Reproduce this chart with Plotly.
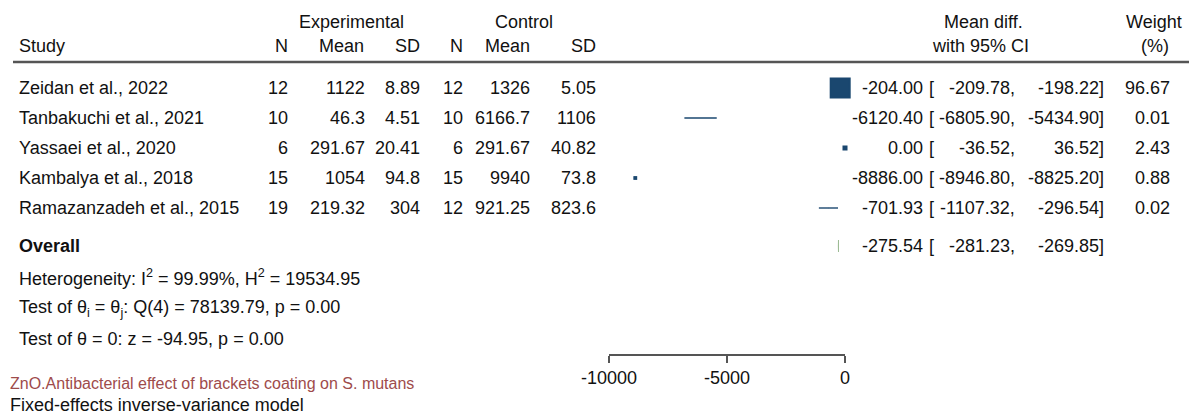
import numpy as np
import plotly.graph_objects as go

W, H = 1189, 414

# ---------------- data ----------------
studies = ["Zeidan et al., 2022", "Tanbakuchi et al., 2021", "Yassaei et al., 2020",
           "Kambalya et al., 2018", "Ramazanzadeh et al., 2015"]
exp_n = ["12", "10", "6", "15", "19"]
exp_mean = ["1122", "46.3", "291.67", "1054", "219.32"]
exp_sd = ["8.89", "4.51", "20.41", "94.8", "304"]
ctl_n = ["12", "10", "6", "15", "12"]
ctl_mean = ["1326", "6166.7", "291.67", "9940", "921.25"]
ctl_sd = ["5.05", "1106", "40.82", "73.8", "823.6"]
md = [-204.00, -6120.40, 0.00, -8886.00, -701.93]
ci_lo = [-209.78, -6805.90, -36.52, -8946.80, -1107.32]
ci_hi = [-198.22, -5434.90, 36.52, -8825.20, -296.54]
weight = [96.67, 0.01, 2.43, 0.88, 0.02]
overall = {"md": -275.54, "lo": -281.23, "hi": -269.85}
tick_vals = [-10000, -5000, 0]
tick_text = ["-10000", "-5000", "0"]
footnotes = ["Heterogeneity: I<sup>2</sup> = 99.99%, H<sup>2</sup> = 19534.95",
             "Test of θ<sub>i</sub> = θ<sub>j</sub>: Q(4) = 78139.79, p = 0.00",
             "Test of θ = 0: z = -94.95, p = 0.00"]
note1 = "ZnO.Antibacterial effect of brackets coating on S. mutans"
note2 = "Fixed-effects inverse-variance model"

# ---------------- layout helpers ----------------
FONT = "Liberation Sans, Arial, sans-serif"
FS = 18
ROW0, ROWH = 88, 30          # pixel y of first study row, row spacing
OVERALL_ROW = (246 - ROW0) / ROWH
NAVY = "#1a476f"

def px(x):
    return x / W

def py(y):
    return 1 - y / H

annotations = []

def txt(x, y, s, anchor="left", size=FS, color="#111", bold=False):
    if bold:
        s = "<b>" + s + "</b>"
    annotations.append(dict(x=px(x), y=py(y), xref="paper", yref="paper", text=s,
                            showarrow=False, xanchor=anchor, yanchor="middle",
                            font=dict(family=FONT, size=size, color=color)))

fig = go.Figure()

# CI lines
for i in range(len(studies)):
    fig.add_trace(go.Scatter(x=[ci_lo[i], ci_hi[i]], y=[i, i], mode="lines",
                             line=dict(color=NAVY, width=1.4), cliponaxis=False,
                             opacity=1, hoverinfo="skip", showlegend=False))

# weight-scaled squares (area proportional to weight)
wmax = max(weight)
sizes = [19 * np.sqrt(w / wmax) for w in weight]
edge = [2 if s > 1 else 0 for s in sizes]
fig.add_trace(go.Scatter(x=md, y=list(range(len(studies))), mode="markers",
                         marker=dict(symbol="square", size=sizes, color=NAVY, opacity=1,
                                     line=dict(color=NAVY, width=edge)),
                         opacity=1, cliponaxis=False, showlegend=False, hoverinfo="skip"))

# overall diamond
dh = 0.2
fig.add_trace(go.Scatter(x=[overall["lo"], overall["md"], overall["hi"], overall["md"], overall["lo"]],
                         y=[OVERALL_ROW, OVERALL_ROW - dh, OVERALL_ROW, OVERALL_ROW + dh, OVERALL_ROW],
                         mode="lines", fill="toself", fillcolor="#9dbb94",
                         line=dict(color="#9dbb94", width=1), cliponaxis=False,
                         showlegend=False, hoverinfo="skip"))

# ---------------- header ----------------
txt(351, 22, "Experimental", "center")
txt(524, 22, "Control", "center")
txt(983, 22, "Mean diff.", "center")
txt(1154, 22, "Weight", "center")
txt(17, 46, "Study")
for x, s in [(290, "N"), (366, "Mean"), (422, "SD"), (465, "N"), (532, "Mean"), (598, "SD")]:
    txt(x, 46, s, "right")
txt(980, 46, "with 95% CI", "center")
txt(1155, 46, "(%)", "center")

# ---------------- table rows ----------------
EST_R, BR_L, LO_R, HI_R, WT_R = 925, 927, 1017, 1106, 1172
for i in range(len(studies)):
    y = ROW0 + ROWH * i
    txt(17, y, studies[i])
    for x, s in [(290, exp_n[i]), (367, exp_mean[i]), (422, exp_sd[i]),
                 (465, ctl_n[i]), (532, ctl_mean[i]), (598, ctl_sd[i])]:
        txt(x, y, s, "right")
    txt(EST_R, y, f"{md[i]:.2f}", "right")
    txt(BR_L, y, "[", "left")
    txt(LO_R, y, f"{ci_lo[i]:.2f},", "right")
    txt(HI_R, y, f"{ci_hi[i]:.2f}]", "right")
    txt(WT_R, y, f"{weight[i]:.2f}", "right")

yo = 246
txt(17, yo, "Overall", bold=True)
txt(EST_R, yo, f"{overall['md']:.2f}", "right")
txt(BR_L, yo, "[", "left")
txt(LO_R, yo, f"{overall['lo']:.2f},", "right")
txt(HI_R, yo, f"{overall['hi']:.2f}]", "right")

for k, s in enumerate(footnotes):
    txt(17, 277 + 31 * k, s)

txt(8, 383, note1, size=16, color="#9e4b4b")
txt(8, 405, note2)

shapes = [dict(type="line", xref="paper", yref="paper", x0=px(13), x1=1, y0=py(62), y1=py(62),
               line=dict(color="#555555", width=2.5))]

y_top = -ROW0 / ROWH
y_bot = (H - ROW0) / ROWH

fig.update_layout(
    width=W, height=H, margin=dict(l=0, r=0, t=0, b=0, pad=0, autoexpand=False),
    paper_bgcolor="white", plot_bgcolor="white",
    showlegend=False, annotations=annotations, shapes=shapes,
    xaxis=dict(domain=[px(609), px(845)], range=[-10000, 0], anchor="free",
               position=py(355), showgrid=False, zeroline=False, automargin=False,
               showline=True, linecolor="#555555", linewidth=1.5,
               ticks="outside", ticklen=7, tickwidth=1.5, tickcolor="#555555",
               tickvals=tick_vals, ticktext=tick_text,
               tickfont=dict(family=FONT, size=FS, color="#111")),
    yaxis=dict(domain=[0, 1], range=[y_bot, y_top], visible=False, automargin=False,
               showgrid=False, zeroline=False),
)

fig.write_html("out.html", config={"displayModeBar": False},
               post_script="document.body.style.margin='0';document.body.style.overflow='hidden';")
########################################
[STATED TASK]: Copy the listing over exactly, skipping the pictures it holds.

[TASK SOLUTION]:
Reproduce this chart with Plotly.
import numpy as np
import plotly.graph_objects as go

W, H = 1189, 414

# ---------------- data ----------------
studies = ["Zeidan et al., 2022", "Tanbakuchi et al., 2021", "Yassaei et al., 2020",
           "Kambalya et al., 2018", "Ramazanzadeh et al., 2015"]
exp_n = ["12", "10", "6", "15", "19"]
exp_mean = ["1122", "46.3", "291.67", "1054", "219.32"]
exp_sd = ["8.89", "4.51", "20.41", "94.8", "304"]
ctl_n = ["12", "10", "6", "15", "12"]
ctl_mean = ["1326", "6166.7", "291.67", "9940", "921.25"]
ctl_sd = ["5.05", "1106", "40.82", "73.8", "823.6"]
md = [-204.00, -6120.40, 0.00, -8886.00, -701.93]
ci_lo = [-209.78, -6805.90, -36.52, -8946.80, -1107.32]
ci_hi = [-198.22, -5434.90, 36.52, -8825.20, -296.54]
weight = [96.67, 0.01, 2.43, 0.88, 0.02]
overall = {"md": -275.54, "lo": -281.23, "hi": -269.85}
tick_vals = [-10000, -5000, 0]
tick_text = ["-10000", "-5000", "0"]
footnotes = ["Heterogeneity: I<sup>2</sup> = 99.99%, H<sup>2</sup> = 19534.95",
             "Test of θ<sub>i</sub> = θ<sub>j</sub>: Q(4) = 78139.79, p = 0.00",
             "Test of θ = 0: z = -94.95, p = 0.00"]
note1 = "ZnO.Antibacterial effect of brackets coating on S. mutans"
note2 = "Fixed-effects inverse-variance model"

# ---------------- layout helpers ----------------
FONT = "Liberation Sans, Arial, sans-serif"
FS = 18
ROW0, ROWH = 88, 30          # pixel y of first study row, row spacing
OVERALL_ROW = (246 - ROW0) / ROWH
NAVY = "#1a476f"

def px(x):
    return x / W

def py(y):
    return 1 - y / H

annotations = []

def txt(x, y, s, anchor="left", size=FS, color="#111", bold=False):
    if bold:
        s = "<b>" + s + "</b>"
    annotations.append(dict(x=px(x), y=py(y), xref="paper", yref="paper", text=s,
                            showarrow=False, xanchor=anchor, yanchor="middle",
                            font=dict(family=FONT, size=size, color=color)))

fig = go.Figure()

# CI lines
for i in range(len(studies)):
    fig.add_trace(go.Scatter(x=[ci_lo[i], ci_hi[i]], y=[i, i], mode="lines",
                             line=dict(color=NAVY, width=1.4), cliponaxis=False,
                             opacity=1, hoverinfo="skip", showlegend=False))

# weight-scaled squares (area proportional to weight)
wmax = max(weight)
sizes = [19 * np.sqrt(w / wmax) for w in weight]
edge = [2 if s > 1 else 0 for s in sizes]
fig.add_trace(go.Scatter(x=md, y=list(range(len(studies))), mode="markers",
                         marker=dict(symbol="square", size=sizes, color=NAVY, opacity=1,
                                     line=dict(color=NAVY, width=edge)),
                         opacity=1, cliponaxis=False, showlegend=False, hoverinfo="skip"))

# overall diamond
dh = 0.2
fig.add_trace(go.Scatter(x=[overall["lo"], overall["md"], overall["hi"], overall["md"], overall["lo"]],
                         y=[OVERALL_ROW, OVERALL_ROW - dh, OVERALL_ROW, OVERALL_ROW + dh, OVERALL_ROW],
                         mode="lines", fill="toself", fillcolor="#9dbb94",
                         line=dict(color="#9dbb94", width=1), cliponaxis=False,
                         showlegend=False, hoverinfo="skip"))

# ---------------- header ----------------
txt(351, 22, "Experimental", "center")
txt(524, 22, "Control", "center")
txt(983, 22, "Mean diff.", "center")
txt(1154, 22, "Weight", "center")
txt(17, 46, "Study")
for x, s in [(290, "N"), (366, "Mean"), (422, "SD"), (465, "N"), (532, "Mean"), (598, "SD")]:
    txt(x, 46, s, "right")
txt(980, 46, "with 95% CI", "center")
txt(1155, 46, "(%)", "center")

# ---------------- table rows ----------------
EST_R, BR_L, LO_R, HI_R, WT_R = 925, 927, 1017, 1106, 1172
for i in range(len(studies)):
    y = ROW0 + ROWH * i
    txt(17, y, studies[i])
    for x, s in [(290, exp_n[i]), (367, exp_mean[i]), (422, exp_sd[i]),
                 (465, ctl_n[i]), (532, ctl_mean[i]), (598, ctl_sd[i])]:
        txt(x, y, s, "right")
    txt(EST_R, y, f"{md[i]:.2f}", "right")
    txt(BR_L, y, "[", "left")
    txt(LO_R, y, f"{ci_lo[i]:.2f},", "right")
    txt(HI_R, y, f"{ci_hi[i]:.2f}]", "right")
    txt(WT_R, y, f"{weight[i]:.2f}", "right")

yo = 246
txt(17, yo, "Overall", bold=True)
txt(EST_R, yo, f"{overall['md']:.2f}", "right")
txt(BR_L, yo, "[", "left")
txt(LO_R, yo, f"{overall['lo']:.2f},", "right")
txt(HI_R, yo, f"{overall['hi']:.2f}]", "right")

for k, s in enumerate(footnotes):
    txt(17, 277 + 31 * k, s)

txt(8, 383, note1, size=16, color="#9e4b4b")
txt(8, 405, note2)

shapes = [dict(type="line", xref="paper", yref="paper", x0=px(13), x1=1, y0=py(62), y1=py(62),
               line=dict(color="#555555", width=2.5))]

y_top = -ROW0 / ROWH
y_bot = (H - ROW0) / ROWH

fig.update_layout(
    width=W, height=H, margin=dict(l=0, r=0, t=0, b=0, pad=0, autoexpand=False),
    paper_bgcolor="white", plot_bgcolor="white",
    showlegend=False, annotations=annotations, shapes=shapes,
    xaxis=dict(domain=[px(609), px(845)], range=[-10000, 0], anchor="free",
               position=py(355), showgrid=False, zeroline=False, automargin=False,
               showline=True, linecolor="#555555", linewidth=1.5,
               ticks="outside", ticklen=7, tickwidth=1.5, tickcolor="#555555",
               tickvals=tick_vals, ticktext=tick_text,
               tickfont=dict(family=FONT, size=FS, color="#111")),
    yaxis=dict(domain=[0, 1], range=[y_bot, y_top], visible=False, automargin=False,
               showgrid=False, zeroline=False),
)

fig.write_html("out.html", config={"displayModeBar": False},
               post_script="document.body.style.margin='0';document.body.style.overflow='hidden';")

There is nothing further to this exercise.